Exercise task: For each line in the data below that holds "this", return a copy.

Data for processing:
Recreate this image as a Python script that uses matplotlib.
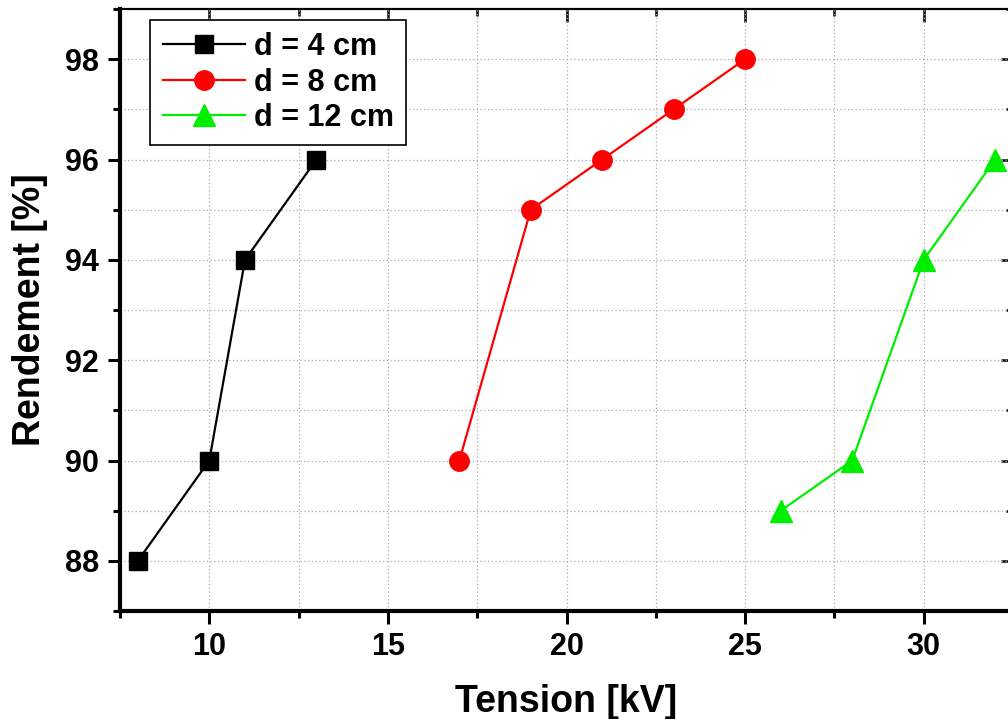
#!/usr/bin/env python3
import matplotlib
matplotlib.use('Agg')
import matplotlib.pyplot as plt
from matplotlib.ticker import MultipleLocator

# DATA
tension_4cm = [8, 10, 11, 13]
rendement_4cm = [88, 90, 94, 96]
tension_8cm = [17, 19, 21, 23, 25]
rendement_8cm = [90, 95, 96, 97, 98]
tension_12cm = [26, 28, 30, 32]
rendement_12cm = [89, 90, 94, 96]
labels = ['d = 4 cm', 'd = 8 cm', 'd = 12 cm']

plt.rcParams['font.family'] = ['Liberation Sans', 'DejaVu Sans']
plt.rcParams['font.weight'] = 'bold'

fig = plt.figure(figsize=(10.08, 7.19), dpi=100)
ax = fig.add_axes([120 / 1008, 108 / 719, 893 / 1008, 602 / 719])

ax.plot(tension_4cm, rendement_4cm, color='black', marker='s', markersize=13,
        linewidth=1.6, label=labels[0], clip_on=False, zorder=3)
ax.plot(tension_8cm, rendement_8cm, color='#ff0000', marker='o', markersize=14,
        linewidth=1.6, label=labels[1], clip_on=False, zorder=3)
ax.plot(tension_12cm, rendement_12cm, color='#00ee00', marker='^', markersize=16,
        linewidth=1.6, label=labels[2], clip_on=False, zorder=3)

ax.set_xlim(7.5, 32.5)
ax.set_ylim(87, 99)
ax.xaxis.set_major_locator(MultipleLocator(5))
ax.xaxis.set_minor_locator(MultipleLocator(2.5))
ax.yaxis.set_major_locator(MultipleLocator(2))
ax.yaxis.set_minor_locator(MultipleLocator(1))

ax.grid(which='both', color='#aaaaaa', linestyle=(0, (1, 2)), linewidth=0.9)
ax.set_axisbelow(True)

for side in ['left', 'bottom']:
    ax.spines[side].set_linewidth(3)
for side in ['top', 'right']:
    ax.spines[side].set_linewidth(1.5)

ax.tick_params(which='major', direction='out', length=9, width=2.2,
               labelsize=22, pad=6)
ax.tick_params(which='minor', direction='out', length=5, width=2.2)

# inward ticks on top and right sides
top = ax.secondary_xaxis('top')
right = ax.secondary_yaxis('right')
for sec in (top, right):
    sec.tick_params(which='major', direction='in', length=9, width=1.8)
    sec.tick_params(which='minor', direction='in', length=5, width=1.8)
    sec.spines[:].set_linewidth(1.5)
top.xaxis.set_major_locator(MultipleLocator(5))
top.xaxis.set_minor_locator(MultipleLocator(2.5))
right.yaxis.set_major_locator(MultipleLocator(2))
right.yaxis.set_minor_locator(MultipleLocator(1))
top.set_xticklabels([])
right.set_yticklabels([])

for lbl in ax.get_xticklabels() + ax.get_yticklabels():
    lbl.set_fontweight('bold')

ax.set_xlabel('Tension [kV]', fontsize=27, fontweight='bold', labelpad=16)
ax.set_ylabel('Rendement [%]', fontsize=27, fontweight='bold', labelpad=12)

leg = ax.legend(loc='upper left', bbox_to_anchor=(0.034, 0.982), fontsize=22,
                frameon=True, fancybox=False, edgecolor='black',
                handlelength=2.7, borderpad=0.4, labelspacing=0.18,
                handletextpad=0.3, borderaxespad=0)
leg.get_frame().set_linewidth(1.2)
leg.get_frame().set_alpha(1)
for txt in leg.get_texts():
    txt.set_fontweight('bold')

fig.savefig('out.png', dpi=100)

---

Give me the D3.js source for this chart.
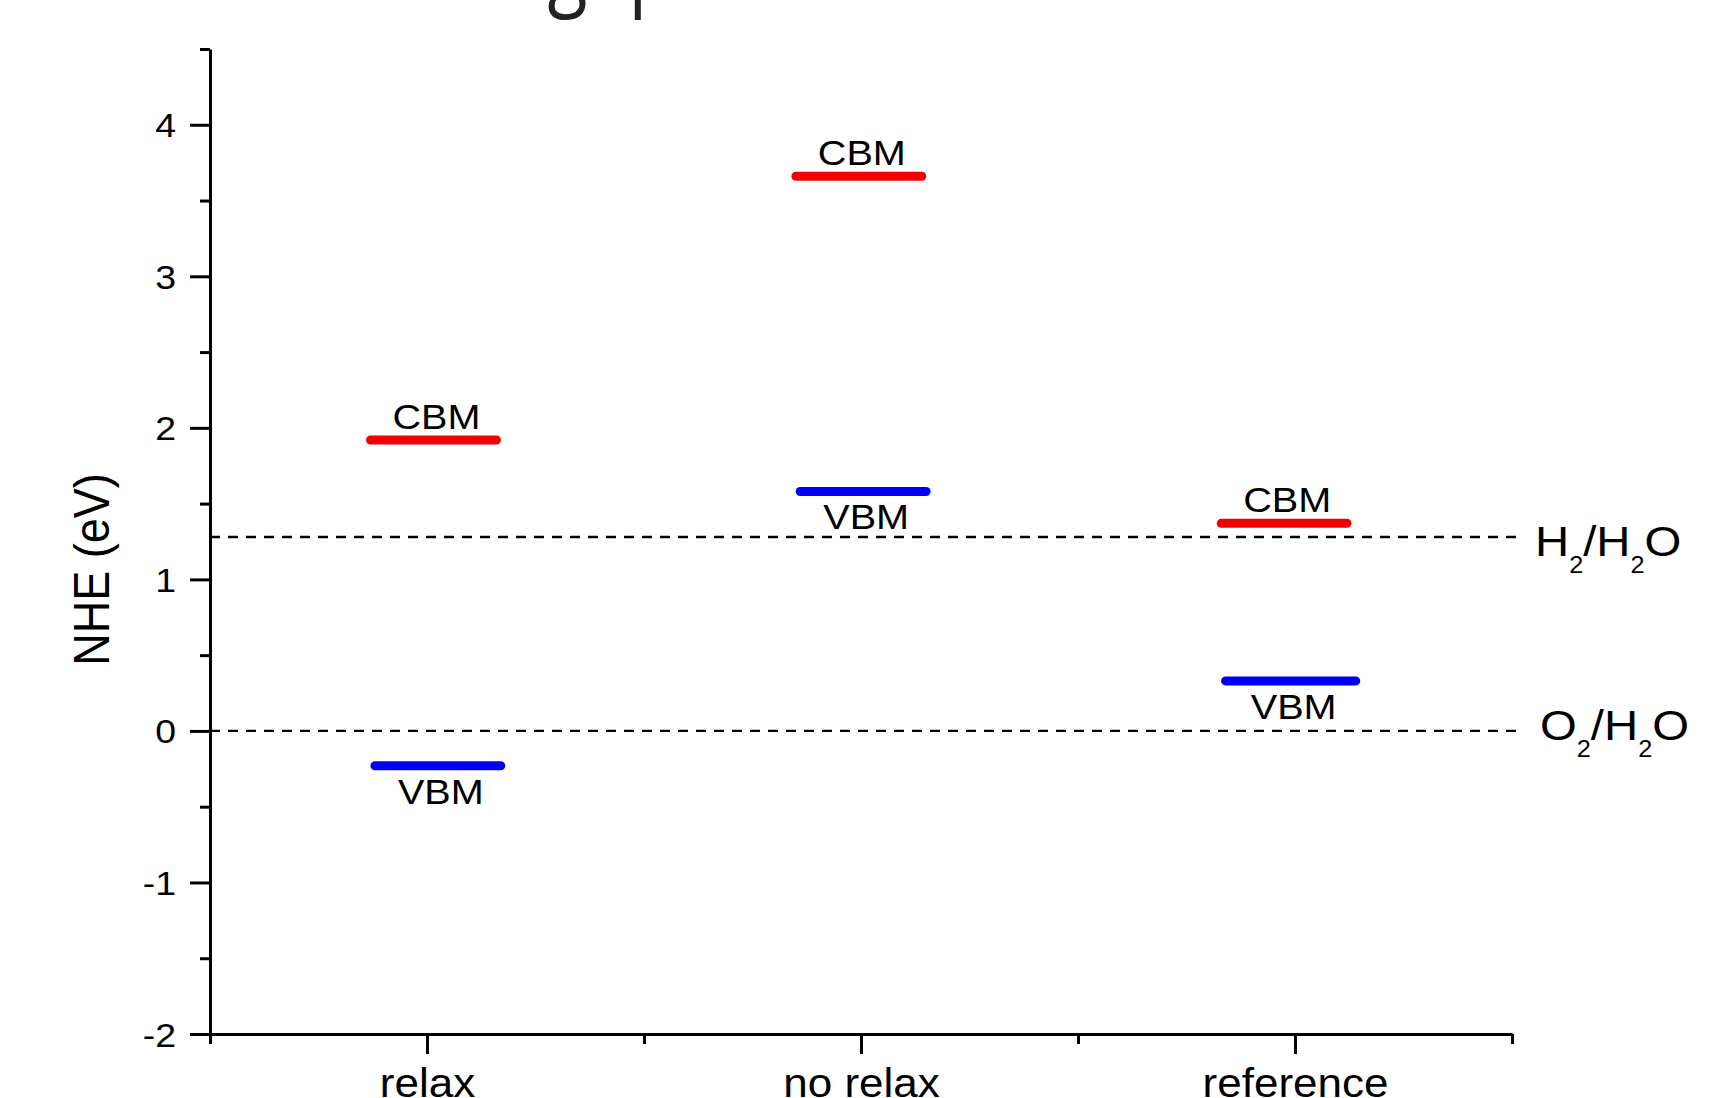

==

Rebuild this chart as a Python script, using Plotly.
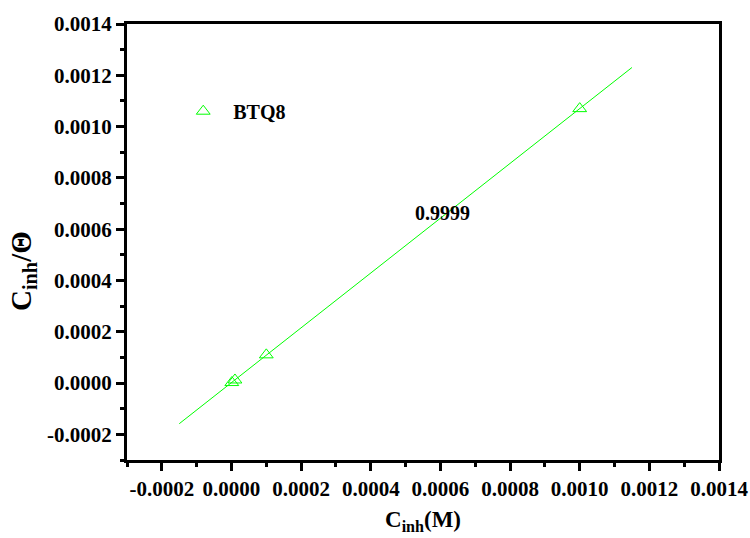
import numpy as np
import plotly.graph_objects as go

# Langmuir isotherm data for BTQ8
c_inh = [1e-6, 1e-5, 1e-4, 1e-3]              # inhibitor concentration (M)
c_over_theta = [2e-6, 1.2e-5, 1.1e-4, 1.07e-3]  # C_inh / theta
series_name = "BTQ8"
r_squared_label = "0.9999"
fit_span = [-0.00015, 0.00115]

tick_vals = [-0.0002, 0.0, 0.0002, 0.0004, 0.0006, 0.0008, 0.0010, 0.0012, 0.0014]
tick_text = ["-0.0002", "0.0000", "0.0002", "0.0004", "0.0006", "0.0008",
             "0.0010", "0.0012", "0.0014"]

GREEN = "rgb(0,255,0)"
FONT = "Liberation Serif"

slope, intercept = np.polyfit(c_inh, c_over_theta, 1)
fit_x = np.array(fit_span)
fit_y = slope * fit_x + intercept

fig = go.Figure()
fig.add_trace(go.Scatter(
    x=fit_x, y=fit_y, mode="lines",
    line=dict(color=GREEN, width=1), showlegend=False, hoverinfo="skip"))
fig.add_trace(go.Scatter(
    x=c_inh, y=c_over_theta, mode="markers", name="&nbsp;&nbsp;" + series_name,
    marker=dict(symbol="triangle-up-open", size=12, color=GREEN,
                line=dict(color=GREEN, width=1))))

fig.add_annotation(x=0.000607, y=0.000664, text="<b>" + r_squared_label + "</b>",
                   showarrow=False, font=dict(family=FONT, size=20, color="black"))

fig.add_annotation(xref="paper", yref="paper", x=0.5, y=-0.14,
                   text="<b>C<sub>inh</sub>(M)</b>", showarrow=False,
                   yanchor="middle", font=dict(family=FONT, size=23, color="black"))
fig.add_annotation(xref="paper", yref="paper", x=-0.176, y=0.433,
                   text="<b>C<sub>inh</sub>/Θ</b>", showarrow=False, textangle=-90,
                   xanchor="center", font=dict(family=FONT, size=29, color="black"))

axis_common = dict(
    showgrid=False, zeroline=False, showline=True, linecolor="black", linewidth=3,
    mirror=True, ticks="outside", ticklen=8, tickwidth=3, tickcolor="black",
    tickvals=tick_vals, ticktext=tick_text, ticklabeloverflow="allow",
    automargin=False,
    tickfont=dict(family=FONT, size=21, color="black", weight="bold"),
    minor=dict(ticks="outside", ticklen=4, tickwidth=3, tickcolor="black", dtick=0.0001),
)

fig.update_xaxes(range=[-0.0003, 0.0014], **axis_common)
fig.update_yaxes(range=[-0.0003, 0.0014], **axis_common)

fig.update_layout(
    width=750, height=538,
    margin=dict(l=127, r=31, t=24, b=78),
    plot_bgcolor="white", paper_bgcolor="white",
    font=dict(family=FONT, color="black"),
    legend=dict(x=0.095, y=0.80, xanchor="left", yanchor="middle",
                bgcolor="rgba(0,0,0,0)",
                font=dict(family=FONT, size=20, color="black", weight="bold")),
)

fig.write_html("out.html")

Final result:
Recreate this image as a Python script that uses matplotlib.
Give me the D3.js source for this chart.
Rebuild this chart as a Python script, using Plotly.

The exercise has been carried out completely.